Friday, November 28, 2008

Thoughts, Prayers and Outrage

Wal-Mart, in a statement issued at its headquarters in Bentonville, Ark., said: “The safety and security of our customers and associates is our top priority. Our thoughts and prayers are with them and their families at this tragic time.”

Wal-Mart Employee Trampled to Death - The New York Times.

Thoughts and prayers. What does that mean, really? Especially in this case. Poor Jdimytai Damour, "hired from a temporary staffing agency and assigned to maintenance work," was trampled to death by crazed Wal-Mart shoppers this morning, who literally broke down the doors to get into the store. Apparently this is so traumatic to everyone who currently shops (Even those shoppers who "shouted angrily and kept shopping when store officials said they were closing because of the death"?) and works at Wal-Mart that the company offers up their thoughts and prayers to each of them, and their families - although nothing it seems, specifically for the slain man or his family. I guess they're withholding them until after the settlement - perhaps that will be their opening offer. (Yes, I'm being unapologetically uncharitable - the heady mix of faux-Christmas hype and random morons does that to me.)

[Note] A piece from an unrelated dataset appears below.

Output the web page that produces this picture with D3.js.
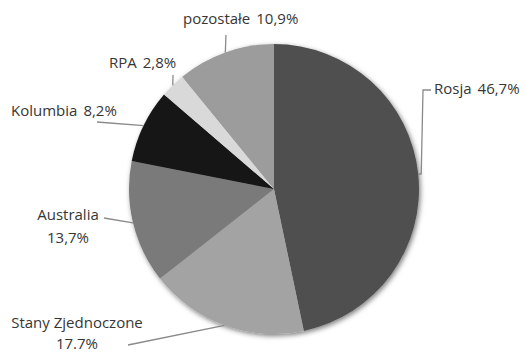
<!DOCTYPE html>
<html>
<head>
<meta charset="utf-8">
<script src="https://cdn.jsdelivr.net/npm/d3@7"></script>
<style>
  html, body { margin: 0; padding: 0; background: #fff; }
  svg { display: block; }
  .lbl { font-family: "Open Sans", sans-serif; font-size: 15px; fill: #363636; }
</style>
</head>
<body>
<svg id="chart" width="527" height="353"></svg>
<script>
// Udział krajów w imporcie – wartości procentowe
const categories = ["Rosja", "Stany Zjednoczone", "Australia", "Kolumbia", "RPA", "pozostałe"];
const shares = [46.7, 17.7, 13.7, 8.2, 2.8, 10.9];
const shareLabels = ["46,7%", "17.7%", "13,7%", "8,2%", "2,8%", "10,9%"];
const sliceColors = ["#4f4f4f", "#a3a3a3", "#7a7a7a", "#161616", "#d9d9d9", "#9c9c9c"];

// Rozmieszczenie etykiet i punktów początkowych linii odniesienia
const labelLayout = [
  { anchor: "start",  x: 434, y: [94],       oneLine: true,  leader: [[431, 90], [423, 90]] },
  { anchor: "middle", x: 77,  y: [328, 349], oneLine: false, leader: [[128, 345]] },
  { anchor: "middle", x: 68,  y: [220, 243], oneLine: false, leader: [[104, 218]] },
  { anchor: "start",  x: 11,  y: [116],      oneLine: true,  leader: [[97, 122]] },
  { anchor: "start",  x: 109, y: [68],       oneLine: true,  leader: [[173, 75]] },
  { anchor: "start",  x: 183, y: [24],       oneLine: true,  leader: [[226, 35]] }
];

const cx = 274, cy = 189, radius = 145;

const svg = d3.select("#chart");

const defs = svg.append("defs");
const shadow = defs.append("filter").attr("id", "pieShadow")
  .attr("x", "-20%").attr("y", "-20%").attr("width", "140%").attr("height", "140%");
shadow.append("feDropShadow")
  .attr("dx", 1.5).attr("dy", 2).attr("stdDeviation", 2.5)
  .attr("flood-color", "#000").attr("flood-opacity", 0.5);

const pie = d3.pie().sort(null).value(d => d);
const arcs = pie(shares);
const arc = d3.arc().innerRadius(0).outerRadius(radius);

const g = svg.append("g").attr("transform", `translate(${cx},${cy})`);

g.append("g").attr("filter", "url(#pieShadow)")
  .selectAll("path")
  .data(arcs)
  .join("path")
  .attr("d", arc)
  .attr("fill", (d, i) => sliceColors[i]);

// Linie odniesienia: od etykiety do środka łuku danego wycinka
const line = d3.line();
arcs.forEach((a, i) => {
  const mid = (a.startAngle + a.endAngle) / 2;
  const edge = [cx + radius * Math.sin(mid), cy - radius * Math.cos(mid)];
  const pts = labelLayout[i].leader.slice();
  if (i === 0) pts.push([edge[0] + 3, edge[1]]);
  pts.push(edge);
  svg.append("path")
    .attr("d", line(pts))
    .attr("fill", "none")
    .attr("stroke", "#8a8a8a")
    .attr("stroke-width", 1.3);
});

// Etykiety
categories.forEach((name, i) => {
  const L = labelLayout[i];
  const t = svg.append("text").attr("class", "lbl").attr("text-anchor", L.anchor);
  if (L.oneLine) {
    t.attr("x", L.x).attr("y", L.y[0]);
    t.append("tspan").text(name);
    t.append("tspan").attr("dx", 6).text(shareLabels[i]);
  } else {
    t.append("tspan").attr("x", L.x).attr("y", L.y[0]).text(name);
    t.append("tspan").attr("x", L.x).attr("y", L.y[1]).text(shareLabels[i]);
  }
});
</script>
</body>
</html>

But let's say for a moment that Wal-Mart does decide to offer thoughts and prayers specifically for the unfortunate Mr. Damour. What will be the effect? A memorandum from company headquarters asking for a moment of silence to consider the tragic loss of a temporary worker that the vast majority of Wal-Mart employees would never even have met? A request to commend the man's soul to whatever god an employee might follow? (And what about the atheist employees? Are they required to think harder than everyone else, to make up for not praying?) Is there a CCO (Chief Consideration Officer) who runs Wal-Mart's Thoughts and Prayers Management Office who will see to it that Mr. Damour and his family are properly remembered and are the beneficiaries of adequate supplication to the various divinities in which people profess belief? (Or will they find out what the Damours believe and target their efforts appropriately? Does Wal-Mart outsource the task to India? (I suspect that if they do, their service there may be quite busy, even backlogged, given local events.) And how do we know that it's worked? Will Mr. Damour be more at ease in his afterlife? Do they have someone "on the inside," as it were, who reports back on the condition of the departed souls for which this service is offered? Will his family be less bereft for the company's efforts? Is this something that they track in their annual report to shareholders? What do people's performance reviews look like?

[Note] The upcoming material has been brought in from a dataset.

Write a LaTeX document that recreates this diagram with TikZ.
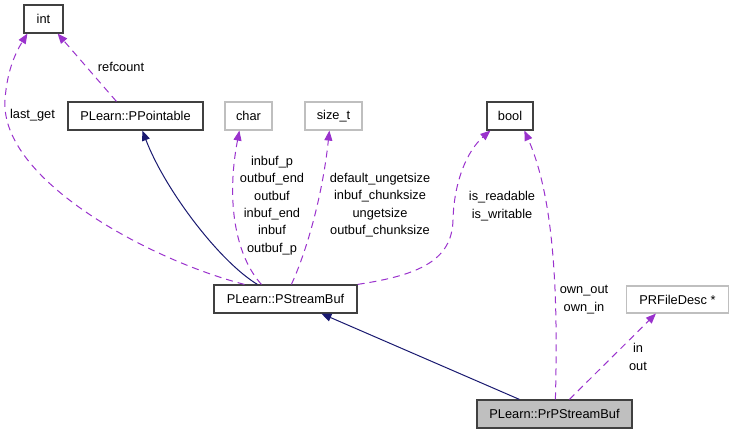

Toys 'R' Us is perhaps in the same boat. They "issued a statement expressing outrage" over The Gunfight in the Toys 'R' Corral today. And the end result of this expressed outrage is going to be exactly what? Will the women whose brawling started the fracas be extra stung? Will the insult of corporate ire make the injury of their bloody noses and dead boyfriends/husbands all the more intense? Will their friends, acquaintances and families drift away, unwilling to risk the anger of the world's largest toy-centered retailer? Will other companies be angry too? Will this mean that Amazon will offer to be their new friend?

And what about the future? Can the company maintain this outrage? And what will come of it if they can? Floggings for unruly customers next year? (I'll volunteer for that duty. Pretty please? With sugar on top? I'll do a good job, really. I'll pay you...) A scowling Geoffrey the Giraffe, stalking the aisles and getting in people's faces? When a company becomes hacked off, does anyone really notice? Or care? Is corporate anger really going to make people think twice about packing heat into a toy store? Or starting throwdowns over the last Batter Me Elmo toy on the shelves? Do we expect that the people who fled for their lives from the sudden firefight to be comforted from knowing that Toys 'R' Us is mad as Hell, and isn't going to take it anymore? Or that it will make the experience less traumatic for the people who work there?

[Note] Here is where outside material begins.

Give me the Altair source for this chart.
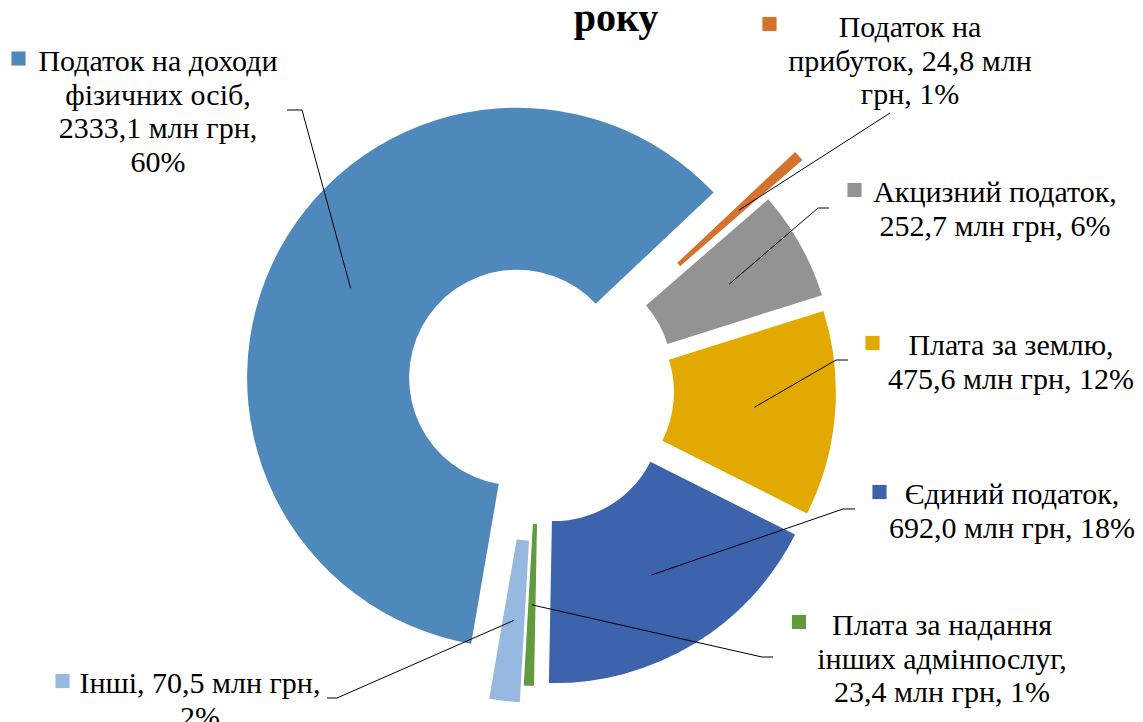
import math
import altair as alt
import pandas as pd

# ---------------- data ----------------
categories = [
    "Податок на доходи фізичних осіб",
    "Податок на прибуток",
    "Акцизний податок",
    "Плата за землю",
    "Єдиний податок",
    "Плата за надання інших адмінпослуг",
    "Інші",
]
values = [2333.1, 24.8, 252.7, 475.6, 692.0, 23.4, 70.5]
label_text = [
    "Податок на доходи\nфізичних осіб,\n2333,1 млн грн,\n60%",
    "Податок на\nприбуток, 24,8 млн\nгрн, 1%",
    "Акцизний податок,\n252,7 млн грн, 6%",
    "Плата за землю,\n475,6 млн грн, 12%",
    "Єдиний податок,\n692,0 млн грн, 18%",
    "Плата за надання\nінших адмінпослуг,\n23,4 млн грн, 1%",
    "Інші, 70,5 млн грн,\n2%",
]
title_tail = "року"

# ---------------- styles / layout ----------------
colors = ["#4F89BC", "#D4722E", "#939393", "#E2AA00", "#3D63AC", "#629A3E", "#97B9E0"]
explode_px = [26, 79, 28, 26, 27, 26, 43]
label_x = [150, 902, 987, 1003, 1004, 934, 192]
label_y = [63, 29, 194, 347, 496, 627, 685]
key_x = [10.5, 761.5, 846.5, 864.5, 871.5, 791, 54.5]
key_y = [50.5, 16, 182, 335, 484, 614, 673]
elbow_x = [294, 882, 810, 828, 835, 754, 329]
elbow_y = [102, 105, 200, 352, 501, 649, 690]
end_x = [279, 882, 821, 840, 847, 765, 319]

CX, CY = 532, 382
R_OUT, R_IN = 270, 108
R_MID = (R_OUT + R_IN) / 2
START = math.radians(189.8)
FONT = "Liberation Serif, Times New Roman, DejaVu Serif, serif"

df = pd.DataFrame({
    "order": list(range(len(categories))),
    "category": categories,
    "value": values,
    "label": label_text,
    "explode": explode_px,
    "lx": label_x, "ly": label_y,
    "kx": key_x, "ky": key_y,
    "ex": elbow_x, "ey": elbow_y, "hx": end_x,
})

color_scale = alt.Scale(domain=categories, range=colors)

base = alt.Chart(df).transform_stack(
    stack="value", groupby=[], as_=["v0", "v1"], offset="normalize",
    sort=[alt.SortField("order", order="ascending")],
).transform_calculate(
    mid=f"{START} + PI*(datum.v0 + datum.v1)",
).transform_calculate(
    cx=f"{CX} + datum.explode*sin(datum.mid)",
    cy=f"{CY} - datum.explode*cos(datum.mid)",
).transform_calculate(
    ax=f"datum.cx + {R_MID}*sin(datum.mid)",
    ay=f"datum.cy - {R_MID}*cos(datum.mid)",
)

arcs = base.mark_arc(innerRadius=R_IN, outerRadius=R_OUT).encode(
    x=alt.X("cx:Q", scale=None, axis=None),
    y=alt.Y("cy:Q", scale=None, axis=None),
    theta=alt.Theta("v0:Q", stack=False,
                    scale=alt.Scale(domain=[0, 1], range=[START, START + 2 * math.pi])),
    theta2="v1:Q",
    color=alt.Color("category:N", scale=color_scale, legend=None),
)

lead1 = base.mark_rule(color="black", strokeWidth=1).encode(
    x=alt.X("ax:Q", scale=None, axis=None),
    y=alt.Y("ay:Q", scale=None, axis=None),
    x2="ex:Q", y2="ey:Q",
)
lead2 = base.mark_rule(color="black", strokeWidth=1).encode(
    x=alt.X("ex:Q", scale=None, axis=None),
    y=alt.Y("ey:Q", scale=None, axis=None),
    x2="hx:Q", y2="ey:Q",
)

labels = base.mark_text(
    font=FONT, fontSize=30, align="center", baseline="alphabetic",
    lineBreak="\n", lineHeight=33.5, color="black",
).encode(
    x=alt.X("lx:Q", scale=None, axis=None),
    y=alt.Y("ly:Q", scale=None, axis=None),
    text="label:N",
)

keys = base.mark_square(size=200, opacity=1).encode(
    x=alt.X("kx:Q", scale=None, axis=None),
    y=alt.Y("ky:Q", scale=None, axis=None),
    color=alt.Color("category:N", scale=color_scale, legend=None),
)

title = alt.Chart(pd.DataFrame({"t": [title_tail]})).mark_text(
    font=FONT, fontSize=40, fontWeight="bold", align="center", baseline="alphabetic", color="black",
).encode(x=alt.value(608), y=alt.value(23), text="t:N")

chart = alt.layer(arcs, lead1, lead2, keys, labels, title).properties(
    width=1127, height=714, padding=0,
    autosize=alt.AutoSizeParams(type="none"),
).configure_view(stroke=None)

chart.save("out.html", embed_options={"renderer": "svg", "actions": False})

Corporate consolations seem cold comfort, and corporate ire an empty threat. More meaningless words to be piled onto an increasingly meaningless season. You don't have to be a true believer to understand that whatever holiness once created the holidays is long gone. Once upon a time, there may have been a celebration to rejoice in the coming of one faith's savior, but there's little chance that the supplication, consideration or wrath of even the most powerful corporate citizens will be the savior of lives lost and shattered in an ever-growing insanity.